* **What to do**:
Reproduce all the material exactly, minus any pictures it holds.

* **Recorded data**:
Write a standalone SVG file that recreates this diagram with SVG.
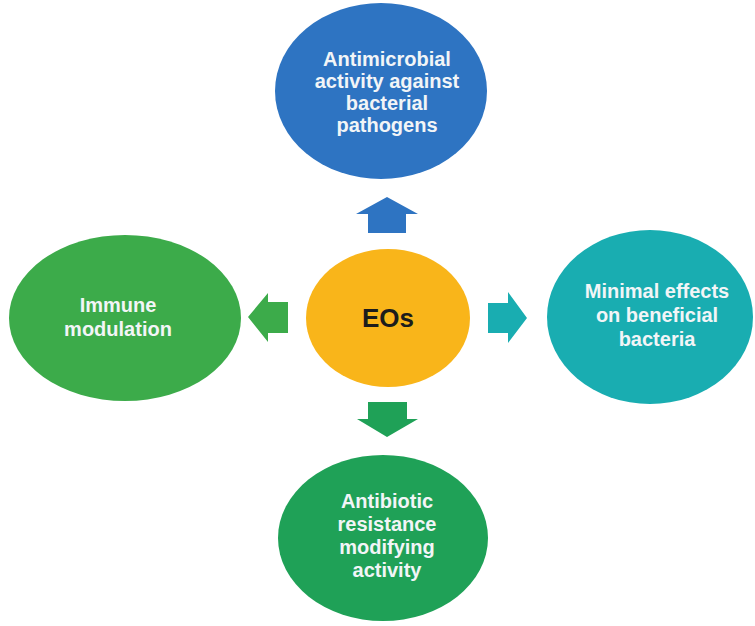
<svg xmlns="http://www.w3.org/2000/svg" width="755" height="626" viewBox="0 0 755 626">
<style>
.lbl{font-family:"Liberation Sans","DejaVu Sans",sans-serif;font-weight:bold;font-size:20px;fill:#f2f5f7;text-anchor:middle}
.ctr{font-family:"Liberation Sans","DejaVu Sans",sans-serif;font-weight:bold;font-size:26px;fill:#1c1c1c;text-anchor:middle}
</style>
<rect width="755" height="626" fill="#ffffff"/>
<g id="connectors">
<polygon id="arrow-up" points="368,233 368,214 356,214 387,197 418,214 406,214 406,233" fill="#2e74c2"/>
<polygon id="arrow-left" points="288,302 268,302 268,293 248,317 268,342 268,333 288,333" fill="#3cab4a"/>
<polygon id="arrow-right" points="488,303 508,303 508,292 527,318 508,343 508,333 488,333" fill="#19adb1"/>
<polygon id="arrow-down" points="368,402 407,402 407,419 418,419 387,437 357,419 368,419" fill="#1fa157"/>
</g>
<g id="node-top">
<ellipse cx="381" cy="91" rx="106" ry="88" fill="#2e74c2"/>
<text class="lbl" x="387" y="66">Antimicrobial</text>
<text class="lbl" x="387" y="88">activity against</text>
<text class="lbl" x="387" y="110">bacterial</text>
<text class="lbl" x="387" y="132">pathogens</text>
</g>
<g id="node-center">
<ellipse cx="388" cy="318" rx="82" ry="69" fill="#f9b51a"/>
<text class="ctr" x="388" y="327">EOs</text>
</g>
<g id="node-left">
<ellipse cx="125" cy="318" rx="116" ry="83" fill="#3cab4a"/>
<text class="lbl" x="118" y="312">Immune</text>
<text class="lbl" x="118" y="336">modulation</text>
</g>
<g id="node-right">
<ellipse cx="650" cy="317" rx="103" ry="87" fill="#19adb1"/>
<text class="lbl" x="657" y="298">Minimal effects</text>
<text class="lbl" x="657" y="322">on beneficial</text>
<text class="lbl" x="657" y="346">bacteria</text>
</g>
<g id="node-bottom">
<ellipse cx="383" cy="538" rx="105" ry="83" fill="#1fa157"/>
<text class="lbl" x="387" y="508">Antibiotic</text>
<text class="lbl" x="387" y="531">resistance</text>
<text class="lbl" x="387" y="554">modifying</text>
<text class="lbl" x="387" y="577">activity</text>
</g>
</svg>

* **Answer below**:
Write a standalone SVG file that recreates this diagram with SVG.
<svg xmlns="http://www.w3.org/2000/svg" width="755" height="626" viewBox="0 0 755 626">
<style>
.lbl{font-family:"Liberation Sans","DejaVu Sans",sans-serif;font-weight:bold;font-size:20px;fill:#f2f5f7;text-anchor:middle}
.ctr{font-family:"Liberation Sans","DejaVu Sans",sans-serif;font-weight:bold;font-size:26px;fill:#1c1c1c;text-anchor:middle}
</style>
<rect width="755" height="626" fill="#ffffff"/>
<g id="connectors">
<polygon id="arrow-up" points="368,233 368,214 356,214 387,197 418,214 406,214 406,233" fill="#2e74c2"/>
<polygon id="arrow-left" points="288,302 268,302 268,293 248,317 268,342 268,333 288,333" fill="#3cab4a"/>
<polygon id="arrow-right" points="488,303 508,303 508,292 527,318 508,343 508,333 488,333" fill="#19adb1"/>
<polygon id="arrow-down" points="368,402 407,402 407,419 418,419 387,437 357,419 368,419" fill="#1fa157"/>
</g>
<g id="node-top">
<ellipse cx="381" cy="91" rx="106" ry="88" fill="#2e74c2"/>
<text class="lbl" x="387" y="66">Antimicrobial</text>
<text class="lbl" x="387" y="88">activity against</text>
<text class="lbl" x="387" y="110">bacterial</text>
<text class="lbl" x="387" y="132">pathogens</text>
</g>
<g id="node-center">
<ellipse cx="388" cy="318" rx="82" ry="69" fill="#f9b51a"/>
<text class="ctr" x="388" y="327">EOs</text>
</g>
<g id="node-left">
<ellipse cx="125" cy="318" rx="116" ry="83" fill="#3cab4a"/>
<text class="lbl" x="118" y="312">Immune</text>
<text class="lbl" x="118" y="336">modulation</text>
</g>
<g id="node-right">
<ellipse cx="650" cy="317" rx="103" ry="87" fill="#19adb1"/>
<text class="lbl" x="657" y="298">Minimal effects</text>
<text class="lbl" x="657" y="322">on beneficial</text>
<text class="lbl" x="657" y="346">bacteria</text>
</g>
<g id="node-bottom">
<ellipse cx="383" cy="538" rx="105" ry="83" fill="#1fa157"/>
<text class="lbl" x="387" y="508">Antibiotic</text>
<text class="lbl" x="387" y="531">resistance</text>
<text class="lbl" x="387" y="554">modifying</text>
<text class="lbl" x="387" y="577">activity</text>
</g>
</svg>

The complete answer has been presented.